The Lord’s Day

“The Sabbath was made for man …”

— Mark 2:27

At the end of a given week, do you often find yourself tired and weary from the toils of work? Are you ready to relax and give praise to the Lord? That is exactly what the Sabbath is for. We should reserve it as a day of rest and rejoicing. In fact, do you know why many churches (including the one I pastor) choose not to have kneeling benches? Because in the early church, Christians were forbidden to kneel on Sunday. They instead observed Sunday as a day of rejoicing in God for His mighty deeds.

The Sabbath is a blessed day, and so it should be, for even the Lord rested on the Sabbath after creating the universe. On this day of the week, we remember that God made us as special creatures, designed to lift our heads toward God, honoring Him for who He is and for what He has done. The Sabbath is a pledge of that eternal rest which is ours. Not only should we rest on the Sabbath, we should take advantage of it as family time. For those of us with children, we can take that day to spend time with our kids, to model rejoicing for them, and to teach them spiritual truths.

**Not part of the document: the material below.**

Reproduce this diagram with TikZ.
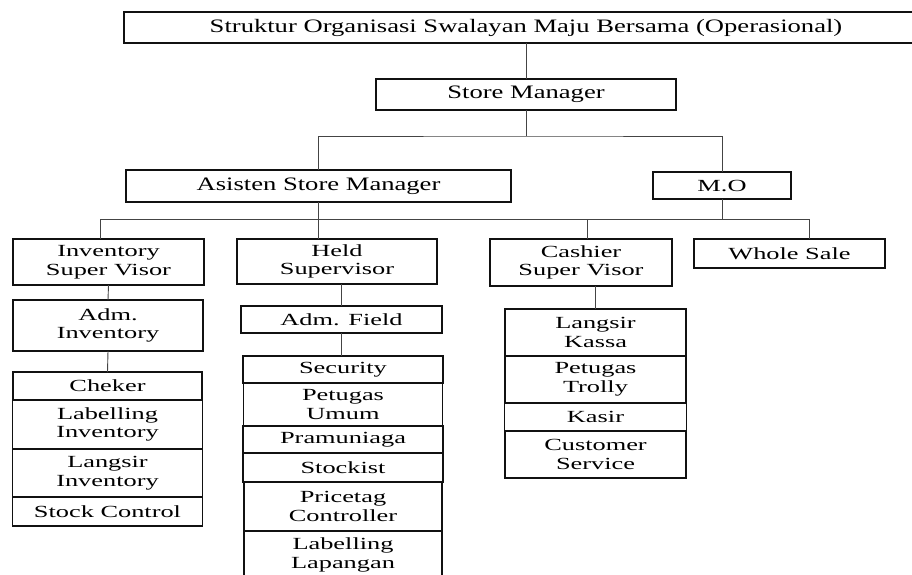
\documentclass[tikz,border=0pt]{standalone}
\usepackage{fontspec}
\usepackage{xcolor}
\usepackage{tikz}
\usetikzlibrary{positioning}
\newfontfamily\headfont{Liberation Serif}[FakeStretch=1.4]
\newfontfamily\unitfont{Liberation Serif}[FakeStretch=1.55]
\definecolor{boxline}{HTML}{111111}
\definecolor{linkline}{HTML}{444444}

\begin{document}
\begin{tikzpicture}[
        x=1pt,
        y=-1pt,
        every node/.style={
            rectangle,
            draw=boxline,
            line width=1.5pt,
            align=center,
            inner sep=0pt,
            outer sep=0pt,
            font=\unitfont\fontsize{17}{18.5}\selectfont
        },
        head/.style={
            font=\headfont\fontsize{19}{22}\selectfont
        },
        link/.style={
            line width=0.9pt,
            color=linkline
        }
    ]
        \clip (0,0) rectangle (912,574);

        \node[head, minimum width=804pt, minimum height=31pt] (title) at (526,27.5) {Struktur Organisasi Swalayan Maju Bersama (Operasional)};
        \node[head, minimum width=300pt, minimum height=31pt] (sm) at (526,94.5) {Store Manager};
        \node[head, minimum width=385pt, minimum height=32pt] (asm) at (318.5,186) {Asisten Store Manager};
        \node[minimum width=138pt, minimum height=27pt] (mo) at (722,185.5) {M.O};

        \node[minimum width=191pt, minimum height=46pt] (isv) at (108.5,262) {Inventory\\Super Visor};
        \node[minimum width=200pt, minimum height=45pt] (held) at (337,261.5) {Held\\Supervisor};
        \node[minimum width=182pt, minimum height=47pt] (csv) at (581,262.5) {Cashier\\Super Visor};
        \node[minimum width=191pt, minimum height=29pt] (ws) at (789.5,253.5) {Whole Sale};

        \node[minimum width=190pt, minimum height=51pt] (adminv) at (108,325.5) {Adm.\\Inventory};
        \node[minimum width=201pt, minimum height=27pt] (admfield) at (341.5,319.5) {Adm. Field};
        \node[minimum width=181pt, minimum height=47pt] (kassa) at (595.5,332.5) {Langsir\\Kassa};

        % Inventory column
        \node[minimum width=189pt, minimum height=28pt] (cheker) at (107.5,386) {Cheker};
        \node[minimum width=190pt, minimum height=49pt, below=0pt of cheker] (labinv) {Labelling\\Inventory};
        \node[minimum width=190pt, minimum height=48pt, below=0pt of labinv] (langinv) {Langsir\\Inventory};
        \node[minimum width=190pt, minimum height=29pt, below=0pt of langinv] (stockctl) {Stock Control};

        % Field column
        \node[minimum width=200pt, minimum height=27pt] (security) at (343,369.5) {Security};
        \node[minimum width=199pt, minimum height=43pt, below=0pt of security] (umum) {Petugas\\Umum};
        \node[minimum width=200pt, minimum height=27pt, below=0pt of umum] (pramu) {Pramuniaga};
        \node[minimum width=200pt, minimum height=29pt, below=0pt of pramu] (stockist) {Stockist};
        \node[minimum width=198pt, minimum height=49pt, below=0pt of stockist] (pricetag) {Pricetag\\Controller};
        \node[minimum width=198pt, minimum height=48pt, below=0pt of pricetag] (lablap) {Labelling\\Lapangan};

        % Cashier column
        \node[minimum width=181pt, minimum height=47pt, below=0pt of kassa] (trolly) {Petugas\\Trolly};
        \node[minimum width=182pt, minimum height=28pt, below=0pt of trolly] (kasir) {Kasir};
        \node[minimum width=181pt, minimum height=47pt, below=0pt of kasir] (cs) {Customer\\Service};

        % Tree lines
        \coordinate (topbus) at (526,136);
        \coordinate (busl) at (100,219);
        \coordinate (busr) at (809,219);

        \draw[link] (title.south) -- (sm.north);
        \draw[link] (sm.south) -- (topbus);
        \draw[link] (asm.north) |- (topbus) -| (mo.north);

        \draw[link] (busl) -- (busr);
        \draw[link] (asm.south) -- (asm.south |- held.north);
        \draw[link] (mo.south) -- (mo.south |- busr);
        \draw[link] (busl) -- (busl |- isv.north);
        \draw[link] ([xshift=6pt]csv.north) -- ([xshift=6pt]csv.north |- busr);
        \draw[link] (busr) -- (busr |- ws.north);

        \draw[link] (isv.south) -- (adminv.north);
        \draw[link] (adminv.south) -- (cheker.north);
        \draw[link] (admfield.north) -- (admfield.north |- held.south);
        \draw[link] (admfield.south) -- (admfield.south |- security.north);
        \draw[link] (kassa.north) -- (kassa.north |- csv.south);
    \end{tikzpicture}
\end{document}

But we so often compromise the Sabbath. Amos castigated the ungodly people in Israel who eagerly awaited the end of the Sabbath so that they might sell their crops. In the same spirit as these sinful Israelites, many people today don’t even wait for the Sabbath to end before they engage in work. Some people may have to work on this day, but many without Sunday work obligations choose to work anyway. In doing so, these people demonstrate how far their hearts are from God. They dishonor God by not keeping His day holy.

This week, plan to set the Sabbath aside as a day to rest and rejoice in the Lord. Give your responsibilities to God, and allow Him to hold them while you enjoy Him and the day He has made.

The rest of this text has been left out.